How Long Should Bulking Last
Chances are that the longer you bulk the more fat you are likely to gain and the more you are likely to ‘feel’ fat in your everyday life. In order to combat this, you need to set acceptable timeframes for how long a bulk should last.
This is because after a certain point you will see diminishing returns, you won’t be utilizing calories optimally and you’ll most like gain body fat at a quicker rate. Bulking periods are typically long and can be anywhere from 3 months all the way up to 24 months.
With this in mind, it’s preferential to set a dedicating bulking period followed by a ‘mini-cut’. This would be a 2-4 week period where you reduce calories, increase energy expenditure and look to burn some excess body fat whilst priming your metabolism again.
This is similar to a training break whereby every 4-8 weeks you should take a week off or reduce the intensity in order to recover and then come back fresh again. A constant bulk can take a toll on your digestive and metabolic system and there a mini cut is the dieting version of a recovery period.
By doing this, you will minimize the amount of body fat you are carrying in the long run and will also feel much leaner after taking the break and dropping some body fat and water weight. Don’t worry too much about losing muscle mass in this period either, the mini cut should not be too drastic and just enough to lose 1-2lbs per week which will help to preserve muscle mass.

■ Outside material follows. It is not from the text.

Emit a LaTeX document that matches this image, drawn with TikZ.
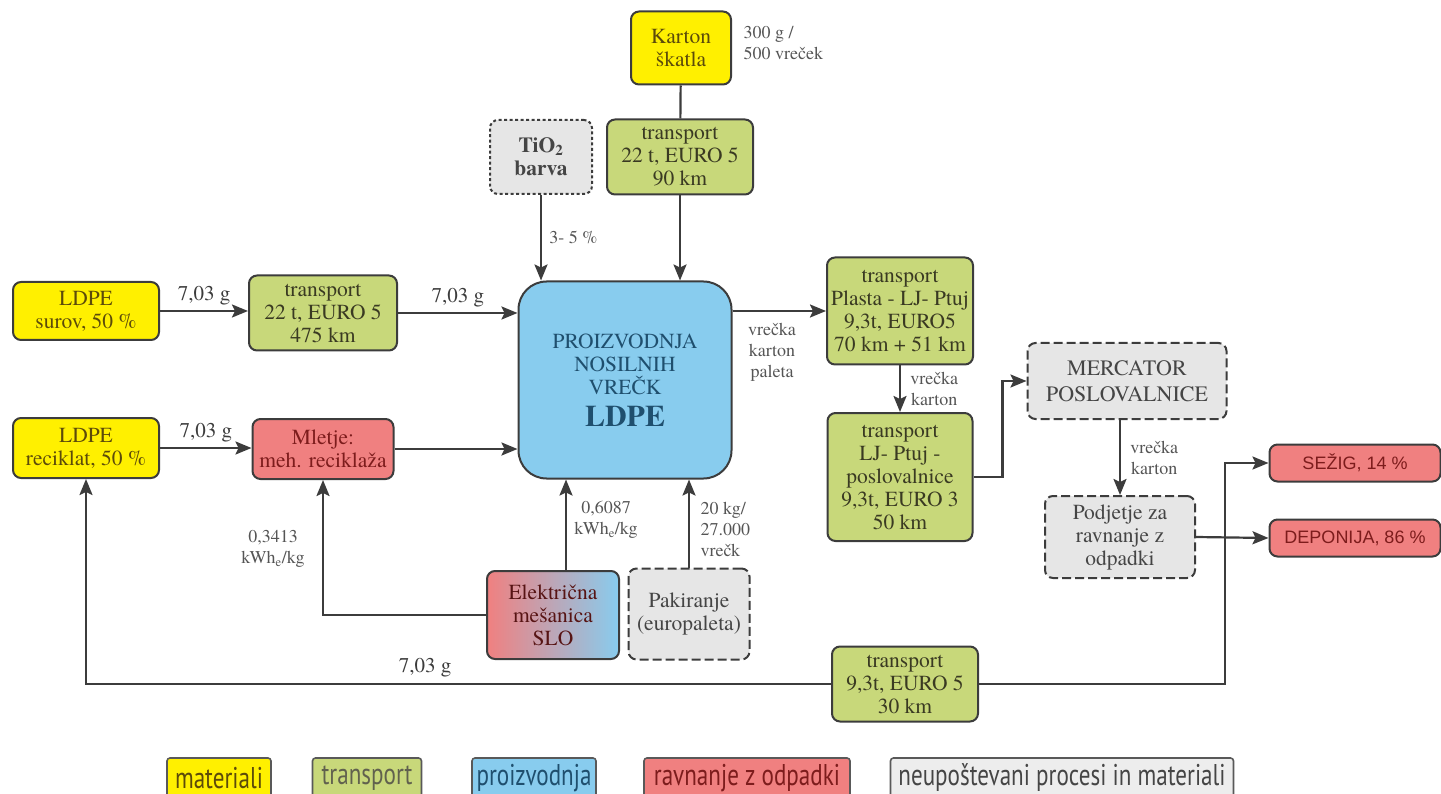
\documentclass[tikz,border=0pt]{standalone}
\usepackage{fontspec}
\setmainfont{texgyretermes}[Extension=.otf, UprightFont=*-regular, BoldFont=*-bold,
  ItalicFont=*-italic, BoldItalicFont=*-bolditalic]
\newfontfamily\legendfont[FakeStretch=0.77]{PT Sans}
\newfontfamily\wastefont{Liberation Sans}
\usetikzlibrary{arrows.meta}

\definecolor{linec}{HTML}{3C3C3C}
\definecolor{matfill}{HTML}{FFF000}
\definecolor{mattext}{HTML}{5C4B0A}
\definecolor{trfill}{HTML}{C8D87A}
\definecolor{trtext}{HTML}{3A3A22}
\definecolor{prfill}{HTML}{88CCEE}
\definecolor{prtext}{HTML}{1F4F6E}
\definecolor{wastefill}{HTML}{F08080}
\definecolor{wastetext}{HTML}{7D1C1C}
\definecolor{skipfill}{HTML}{E6E6E6}
\definecolor{skiptext}{HTML}{454545}
\definecolor{notec}{HTML}{555555}

\tikzset{
  box/.style={draw=linec, line width=2pt, rounded corners=8pt, align=center,
    inner sep=0pt, font=\fontsize{21.5}{23}\selectfont},
  matbox/.style={box, fill=matfill, text=mattext},
  trbox/.style={box, fill=trfill, text=trtext},
  prbox/.style={box, fill=prfill, text=prtext},
  wastebox/.style={box, fill=wastefill, text=wastetext},
  skipbox/.style={box, fill=skipfill, text=skiptext, dash pattern=on 9pt off 4pt},
  line/.style={draw=linec, line width=2.2pt},
  flow/.style={line, -{Stealth[length=16pt,width=13pt,inset=3pt]}},
  note/.style={text=notec, align=center, font=\fontsize{18}{21}\selectfont},
  amount/.style={text=linec, font=\fontsize{21}{23}\selectfont},
  legbox/.style={draw=linec!85, line width=1.6pt, rounded corners=3pt, inner sep=0pt,
    minimum height=40pt, font=\legendfont\fontsize{30}{32}\selectfont}
}

\begin{document}
\begin{tikzpicture}[x=1pt,y=-1pt]
\useasboundingbox (0,0) rectangle (1441,794);

% Production in the middle
\node[prbox, minimum width=213pt, minimum height=197pt, rounded corners=28pt] (main) at (625,380)
  {PROIZVODNJA\\NOSILNIH\\VREČK\\[9pt]{\fontsize{30}{30}\selectfont\bfseries LDPE}};

% Inputs from the top
\node[matbox, minimum width=100pt, minimum height=73pt] (karton) at (681,48) {Karton\\škatla};
\node[note, anchor=west, align=left] (kartonnote) at (740,43) {300 g /\\500 vreček};
\node[trbox, minimum width=146pt, minimum height=75pt] (trkarton) at (680,157) {transport\\22 t, EURO 5\\90 km};
\node[skipbox, minimum width=102pt, minimum height=74pt, dash pattern=on 3pt off 2.5pt,
  font=\fontsize{21.5}{23}\selectfont\bfseries] (tio) at (541,157) {TiO\textsubscript{2}\\barva};

\draw[line] (karton) -- (trkarton);
\draw[flow] (trkarton.south) -- (trkarton.south |- main.north);
\draw[flow] (tio.south) -- (tio.south |- main.north) node[note, pos=0.5, right=4pt] {3- 5 \%};

% LDPE raw and recycled
\node[matbox, minimum width=146pt, minimum height=58pt] (surov) at (86,311) {LDPE\\surov, 50 \%};
\node[trbox, minimum width=148pt, minimum height=75pt] (trsurov) at (323,313) {transport\\22 t, EURO 5\\475 km};
\node[matbox, minimum width=146pt, minimum height=60pt] (recik) at (86,448) {LDPE\\reciklat, 50 \%};
\node[wastebox, minimum width=141pt, minimum height=60pt] (mletje) at (323,449) {Mletje:\\meh. reciklaža};

\draw[flow] (surov.east) -- (surov.east -| trsurov.west) node[amount, midway, above=1pt] {7,03 g};
\draw[flow] (trsurov.east) -- (trsurov.east -| main.west) node[amount, midway, above=1pt] {7,03 g};
\draw[flow] (recik.east) -- (recik.east -| mletje.west) node[amount, midway, above=1pt] {7,03 g};
\draw[flow] (mletje.east) -- (mletje.east -| main.west);

% Electricity and packaging
\node[box, left color=wastefill, right color=prfill, text=wastetext!70!black,
  minimum width=132pt, minimum height=88pt] (elek) at (553,615) {Električna\\mešanica\\SLO};
\node[skipbox, minimum width=121pt, minimum height=91pt] (pak) at (689,614) {Pakiranje\\(europaleta)};

\draw[flow] ([xshift=13pt]elek.north) -- ([xshift=13pt]elek.north |- main.south)
  node[note, pos=0.55, right=4pt] {0,6087\\kWh\textsubscript{e}/kg};
\draw[flow] (elek.west) -| (mletje.south);
\node[note] (mletjenote) at (273,549) {0,3413\\kWh\textsubscript{e}/kg};
\draw[flow] (pak.north) -- (pak.north |- main.south);
\node[note, anchor=west, align=left] (paknote) at (697,529) {20 kg/\\27.000\\vrečk};

% Distribution to the shops
\node[trbox, minimum width=146pt, minimum height=107pt] (trplasta) at (900,311)
  {transport\\Plasta - LJ- Ptuj\\9,3t, EURO5\\70 km + 51 km};
\node[trbox, minimum width=145pt, minimum height=128pt] (trlj) at (900,477)
  {transport\\LJ- Ptuj -\\poslovalnice\\9,3t, EURO 3\\50 km};
\node[skipbox, minimum width=199pt, minimum height=76pt, font=\fontsize{22}{26}\selectfont] (mercator) at (1127,381)
  {MERCATOR\\POSLOVALNICE};
\node[skipbox, minimum width=150pt, minimum height=82pt] (podjetje) at (1120,537)
  {Podjetje za\\ravnanje z\\odpadki};

\draw[flow] (main.east |- trplasta.west) -- (trplasta.west);
\node[note] (mainnote) at (772,352) {vrečka\\karton\\paleta};
\draw[flow] (trplasta.south) -- (trlj.north) node[note, midway, right=6pt] {vrečka\\karton};
\draw[flow] (trlj.east) -- ++(29,0) |- (mercator.west);
\draw[flow] (podjetje.north |- mercator.south) -- (podjetje.north)
  node[note, midway, right=6pt] {vrečka\\karton};

% End of life
\node[wastebox, minimum width=171pt, minimum height=37pt, font=\wastefont\fontsize{18}{20}\selectfont] (sezig) at (1355,463) {SEŽIG, 14 \%};
\node[wastebox, minimum width=171pt, minimum height=37pt, font=\wastefont\fontsize{18}{20}\selectfont] (deponija) at (1355,538) {DEPONIJA, 86 \%};
\node[trbox, minimum width=146pt, minimum height=75pt] (trback) at (905,684) {transport\\9,3t, EURO 5\\30 km};
\coordinate (turn) at (1225,684);

\draw[flow] (podjetje.east) -- (deponija.west);
\draw[flow] (trback.east) -- (turn) |- (sezig.west);
\draw[flow] (trback.west) -| (recik.south);
\node[amount] (backnote) at (425,668) {7,03 g};

% Legend
\node[legbox, fill=matfill, text=mattext, minimum width=104pt] (legmat) at (219,778) {materiali};
\node[legbox, fill=trfill, text=trtext!80, minimum width=109pt] (legtr) at (367,778) {transport};
\node[legbox, fill=prfill, text=prtext, minimum width=124pt] (legpr) at (534,778) {proizvodnja};
\node[legbox, fill=wastefill, text=wastetext, minimum width=206pt] (legwaste) at (747,778) {ravnanje z odpadki};
\node[legbox, fill=skipfill!70, text=skiptext, minimum width=343pt] (legskip) at (1062,778) {neupoštevani procesi in materiali};

\end{tikzpicture}
\end{document}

It’s completely normal to feel fat on a bulk and in most circumstances, you will gain some body fat with should be accepted right from the start of a bulking phase.
It’s just worth keeping in mind that feeling fat and actually being fat are very different things, the mirror, scale weight, water retention and full glycogen stores will all play tricks on your mind so the important thing is to keep the weight gain slow whilst factoring in some diet breaks and mini cuts.
If you keep these points in mind you have a successful bulk both mentally and physically!